By:General Stanley McChrystal


                Before the attack on the contractors, I spoke with then–Major General James Mattis, commander of the 1st Marine Division, about his plans for handling Fallujah and the other hot spot down the road, Ramadi. Our conversation was the first time we had spoken. For the bitter fight he was heading into in Anbar, he would need both of his personalities—Mad Dog Mattis, commander of the lethal Devil Dogs, and the cerebral student of people and ideas who had an anthropologist’s curiosity and appreciation of nuance. Backed by the specter of the former, he would lead with the latter.

                “We’re planning to do this differently,” he said. “I want us to take off the Kevlar helmets.” He talked about engaging the population. “We’re going to go in on foot and fan out in small patrols across the city.”

                His intent was to establish a more continuous, more visible presence among the residents, and in the short time before they deployed, Jim tried to give one platoon in each battalion additional language and cultural training. He even arranged for help from the Los Angeles Police Department. The Marines grew mustaches as a small but resonant gesture of cultural assimilation and amity toward the Iraqis. At the time, I knew there was a plan for his Marines to wear dark green forest camouflage print and shiny black boots for the first part of their rotation. The uniform choice was meant to differentiate them in the eyes of the Fallujans from the 82nd, who had worn beige and brown desert fatigues. Neither of us thought simply being in soft caps would win Fallujah. But Mattis, early on, understood that perceptions were at least as important as any tactical gains.

                As they assumed control of the city that March, the Marines began to carry out Mattis’s approach, starting with foot patrols. Against determined insurgents, this was dangerous. On Thursday, March 25, in the same Askari neighborhood with row houses that I had walked through a few weeks earlier, insurgents killed one Marine and wounded two more with homemade bombs. The Marines returned to the neighborhood the next day, eventually taking control of the cloverleaf to its east. Our TF 16 forces worked closely with the Marines, gathering intelligence and running pinpoint raids while the Marines provided a steady presence. On the night of March 24, one of our Green convoys was ambushed outside of town. In the massive ensuing firefight, with operators using vehicles as cover, one of the detainees got away. A week later, the American contractors drove into this rising simmer.

                It was the beginning of a difficult chapter in the Iraq war. For the first few days after the March 31 ambush on the Blackwater convoy, the attack did not appear to derail the Marines’ plan for clearing the city of insurgents.
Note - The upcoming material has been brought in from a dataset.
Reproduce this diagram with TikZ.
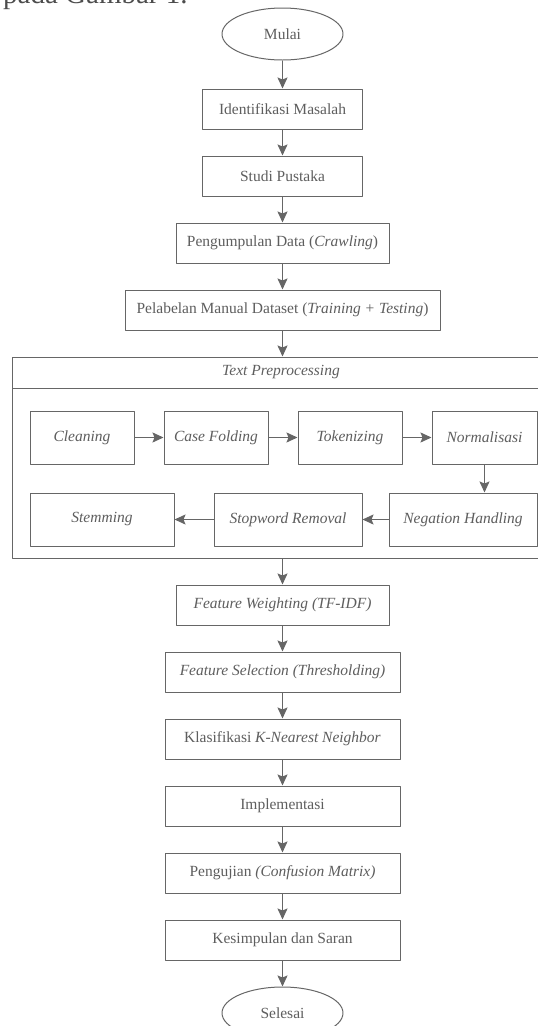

Mattis’s troops focused on retrieving the remains of the contractors, which they did with the help of the local police chief in Fallujah. The Coalition collected intelligence on the crowd and ringleaders and would have enlisted our help in plucking them from the city. From Afghanistan, I waited and watched. But Washington wanted to answer the murder and mutilation of the security contractors, and rapidly secure the city. The Marines bitterly disagreed, wanting to manage Fallujah on their terms, not as a rushed reaction to the insurgents’ baiting. They were overruled. General Mattis was ordered to attack the city within seventy-two hours. Helmets would go on and stay on.
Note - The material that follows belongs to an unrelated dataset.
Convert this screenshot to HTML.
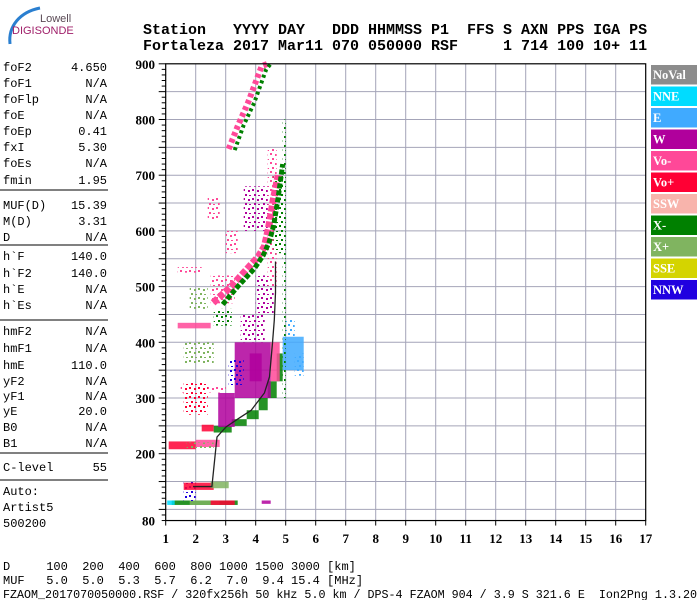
<!DOCTYPE html>
<html><head><meta charset="utf-8"><style>
body{margin:0;background:#fff;}
#wrap{position:relative;width:700px;height:600px;overflow:hidden;background:#fff;font-family:"Liberation Mono",monospace;}
svg{position:absolute;left:0;top:0;}
</style></head><body><div id="wrap">
<svg id="svg" width="700" height="600" viewBox="0 0 700 600">
<defs id="defs"></defs>
<g>
<path d="M10 44 C8 26 20 12 40 8" stroke="#2a7fd0" stroke-width="3" fill="none"/>
<text x="40" y="22" font-family="Liberation Sans,sans-serif" font-size="11" fill="#5a4a55">Lowell</text>
<text x="12" y="34" font-family="Liberation Sans,sans-serif" font-size="11" fill="#a0206a">DIGISONDE</text>
</g>
<g font-family="Liberation Mono,monospace" font-weight="bold" font-size="15" fill="#000">
<text x="143" y="34" xml:space="preserve">Station   YYYY DAY   DDD HHMMSS P1  FFS S AXN PPS IGA PS</text>
<text x="143" y="50" xml:space="preserve">Fortaleza 2017 Mar11 070 050000 RSF     1 714 100 10+ 11</text>
</g>
<g id="left" font-family="Liberation Mono,monospace" font-size="12" fill="#000"></g>
<g id="grid"></g>
<g id="marks"></g>
<g id="axes"></g>
<g id="legend"></g>
<g font-family="Liberation Mono,monospace" font-size="12" fill="#000">
<text x="3" y="570" xml:space="preserve">D     100  200  400  600  800 1000 1500 3000 [km]</text>
<text x="3" y="584" xml:space="preserve">MUF   5.0  5.0  5.3  5.7  6.2  7.0  9.4 15.4 [MHz]</text>
<text x="3" y="598" textLength="694" lengthAdjust="spacingAndGlyphs" xml:space="preserve">FZAOM_2017070050000.RSF / 320fx256h 50 kHz 5.0 km / DPS-4 FZAOM 904 / 3.9 S 321.6 E  Ion2Png 1.3.20</text>
</g>
</svg></div>
<script>
const xTicks=[1,2,3,4,5,6,7,8,9,10,11,12,13,14,15,16,17];
const yTicks=[80,200,300,400,500,600,700,800,900];
const legendNames=["NoVal","NNE","E","W","Vo-","Vo+","SSW","X-","X+","SSE","NNW"];
const legendColors=["#8c8c8c","#00dcff","#40aaff","#b0009c","#ff4898","#ff0034","#f8b4ac","#008000","#80b460","#d4d400","#2000e0"];
// echo patches: f0,f1 (MHz), h0,h1 (km), colour code, density (1 = solid)
const patchF0=[1.2,1.8,2.5,4.2,1.6,1.6,2.5,1.1,2.0,1.7,2.2,2.6,3.2,3.7,4.1,4.4,4.7,2.75,3.3,3.5,3.8,4.0,3.1,4.9,5.0,4.5,1.4,1.4,1.5,1.6,4.9,4.4,1.05,1.6,2.6,2.5,1.8,3.0,2.4,5.3,4.6,3.6];
const patchF1=[3.4,2.8,3.3,4.5,2.0,2.6,3.1,2.0,2.8,2.6,2.6,3.2,3.7,4.1,4.4,4.7,4.9,3.3,4.5,4.3,4.2,4.6,3.6,5.6,5.3,4.8,2.5,2.2,3.0,2.6,5.0,4.7,1.3,2.4,3.2,3.3,2.4,3.4,2.8,5.6,5.0,4.4];
const patchH0=[108,108,108,110,115,135,138,208,212,210,240,238,250,262,278,300,330,248,300,400,330,450,320,350,410,330,425,525,310,360,300,500,108,270,430,470,460,560,620,340,560,600];
const patchH1=[116,116,116,116,150,148,150,222,225,220,252,250,262,278,300,330,380,309,400,450,380,520,370,410,440,400,435,535,322,400,800,750,116,330,460,520,500,600,660,380,700,680];
const patchC=["X-","X+","Vo+","W","NNW","Vo+","X+","Vo+","Vo-","X+","Vo+","X-","X-","X-","X-","X-","X-","W","W","W","W","W","NNW","E","E","Vo-","Vo-","Vo-","Vo-","X+","X-","Vo-","NNE","Vo+","X-","Vo-","X+","Vo-","Vo-","E","X-","W"];
const patchDense=[1,1,1,1,0,1,1,1,1,0,1,1,1,1,1,1,1,1,1,0,1,0,0,1,0,1,1,0,0,0,0,0,1,0,0,0,0,0,0,0,0,0];

const hop2F=[2.58,3.18,3.75,4.09,4.29,4.42,4.6,4.75];
const hop2H=[471,500,534,554,572,603,660,700];
const hop2gF=[2.9,3.4,3.95,4.25,4.45,4.6,4.75,4.9];
const hop2gH=[468,500,532,556,580,610,660,720];
const hop3F=[3.1,3.4,3.75,3.95,4.2,4.4];
const hop3H=[747,788,831,860,896,900];
const hop3gF=[3.3,3.6,3.95,4.15,4.35,4.5];
const hop3gH=[745,790,830,860,890,900];
const traceF=[1.91,2.54,2.71,3.01,3.45,3.85,4.29,4.46,4.56,4.62,4.66,4.66];
const traceH=[141,141,230,248,264,278,309,338,399,440,489,545];

const NS="http://www.w3.org/2000/svg";
const X=f=>165.7+(f-1)*30;
const Y=h=>342.3-(h-400)*0.557;
const col=c=>legendColors[legendNames.indexOf(c)];
function mk(tag,attrs,parent){const e=document.createElementNS(NS,tag);for(const k in attrs)e.setAttribute(k,attrs[k]);parent.appendChild(e);return e;}
const grid=document.getElementById('grid'),marks=document.getElementById('marks'),axes=document.getElementById('axes'),legend=document.getElementById('legend'),left=document.getElementById('left'),defs=document.getElementById('defs');

const speck=[[0,0,2,2],[5,1,2,2],[2,5,2,2],[6,6,2,1]];
legendNames.forEach((n,i)=>{const p=mk('pattern',{id:'pat'+i,width:9,height:9,patternUnits:'userSpaceOnUse'},defs);
 speck.forEach(s=>mk('rect',{x:s[0],y:s[1],width:s[2],height:s[3],fill:legendColors[i]},p));});
const pat=c=>'url(#pat'+legendNames.indexOf(c)+')';

for(let f=2;f<=16;f++){const l=mk('line',{x1:X(f),x2:X(f),y1:Y(900),y2:Y(80),stroke:'#a4a4b8','stroke-width':1},grid);

}
for(let h=100;h<=850;h+=50){const l=mk('line',{x1:X(1),x2:X(17),y1:Y(h),y2:Y(h),stroke:'#a4a4b8','stroke-width':1},grid);

}

for(let i=0;i<patchF0.length;i++){
 const r=mk('rect',{x:X(patchF0[i]),y:Y(patchH1[i]),width:X(patchF1[i])-X(patchF0[i]),height:Y(patchH0[i])-Y(patchH1[i]),fill:patchDense[i]?col(patchC[i]):pat(patchC[i]),'fill-opacity':patchDense[i]?0.85:1},marks);
 
 
}
function poly(F,H,c,w,dash,name){
 const pts=F.map((f,i)=>X(f)+','+Y(H[i])).join(' ');
 const p=mk('polyline',{points:pts,fill:'none',stroke:c,'stroke-width':w,'stroke-dasharray':dash},marks);
 
 
}
poly(hop2F,hop2H,col("Vo-"),7,"6 2","second-hop-o-trace");
poly(hop2gF,hop2gH,col("X-"),5,"5 2","second-hop-x-trace");
poly(hop3F,hop3H,col("Vo-"),6,"4 3","third-hop-o-trace");
poly(hop3gF,hop3gH,col("X-"),4,"3 3","third-hop-x-trace");
poly(traceF,traceH,"#222",1.3,"","inverted-profile-line");

const fr=mk('rect',{x:X(1),y:Y(900),width:X(17)-X(1),height:Y(80)-Y(900),fill:'none',stroke:'#000','stroke-width':1.2},axes);


for(let h=80;h<=900;h+=10){const len=(h%50===0)?7:4;mk('line',{x1:X(1)-len,x2:X(1),y1:Y(h),y2:Y(h),stroke:'#000','stroke-width':1},axes);}
yTicks.forEach(h=>{const t=mk('text',{x:155,y:Y(h)+5,'text-anchor':'end','font-family':'Liberation Serif,serif','font-weight':'bold','font-size':13},axes);t.textContent=h;

});
xTicks.forEach(f=>{mk('line',{x1:X(f),x2:X(f),y1:Y(80),y2:Y(80)+5,stroke:'#000'},axes);
const t=mk('text',{x:X(f),y:543,'text-anchor':'middle','font-family':'Liberation Serif,serif','font-weight':'bold','font-size':13},axes);t.textContent=f;

});

legendNames.forEach((n,i)=>{const y=65+i*21.5;
 const r=mk('rect',{x:651,y:y,width:46,height:19.5,fill:legendColors[i]},legend);
 
 
 const t=mk('text',{x:653,y:y+14,'font-family':'Liberation Serif,serif','font-weight':'bold','font-size':12.5,fill:'#fff'},legend);t.textContent=n;
 
 });

const rows=[["foF2","4.650",71],["foF1","N/A",87],["foFlp","N/A",103],["foE","N/A",119],["foEp","0.41",135],["fxI","5.30",151],["foEs","N/A",167],["fmin","1.95",184],
["MUF(D)","15.39",209],["M(D)","3.31",225],["D","N/A",241],
["h`F","140.0",260],["h`F2","140.0",277],["h`E","N/A",293],["h`Es","N/A",309],
["hmF2","N/A",335],["hmF1","N/A",352],["hmE","110.0",369],["yF2","N/A",385],["yF1","N/A",400],["yE","20.0",415],["B0","N/A",431],["B1","N/A",447],
["C-level","55",471],["Auto:","",495],["Artist5","",511],["500200","",527]];
rows.forEach(r=>{const a=mk('text',{x:3,y:r[2]},left);a.textContent=r[0];
 
 
 if(r[1]){const b=mk('text',{x:107,y:r[2],'text-anchor':'end'},left);b.textContent=r[1];
 
 }});
[190,245,320,453,480].forEach(y=>{const l=mk('line',{x1:0,x2:108,y1:y,y2:y,stroke:'#000','stroke-width':1},left);
 
 });
</script></body></html>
                The commander of our Fallujah-based team decided to seed Marine platoons with Green operators, in ones and twos. These dispersed teams were not only valuable for their experience but also better connected to one another and to the command center in Fallujah than many of the Marine platoons with which they found themselves. Our technology, combined with the agility and experience of the operators, allowed us to gain a quick, robust picture of what they found inside Fallujah. I became addicted to this ground-level reporting for the rest of the war.

                Shuttling between my headquarters in Baghdad and outposts in Fallujah and nearby Ramadi, I did not find the teams’ reports encouraging. The Marines faced significant but yet unspecified resistance shortly after entering the city limits. We knew Fallujah hosted nationalistic Sunni insurgents seeking to expel the Americans and win political and economic privileges in the Shia-dominated new Iraq. More modestly, these Iraqis were fighting to preserve their pride. We also knew that Fallujah was a nexus for tribal criminal networks, making for a glut of arms and money. Most troubling were the Salafist jihadists in the mix. The same trading routes that now made Fallujah a smuggling nexus for refrigerators and cars had imprinted the city with the ideology of the fundamentalists who had sacked Karbala in 1802. Fallujah sat along the corridors that connected the wellspring of Wahhabism in Saudi Arabia with the region’s other great cities—Mosul, Aleppo, and Amman. Much of Anbar was insular, but Fallujah’s sympathetic mosques and history as a place of transit lured a trickle of foreign jihadist volunteers.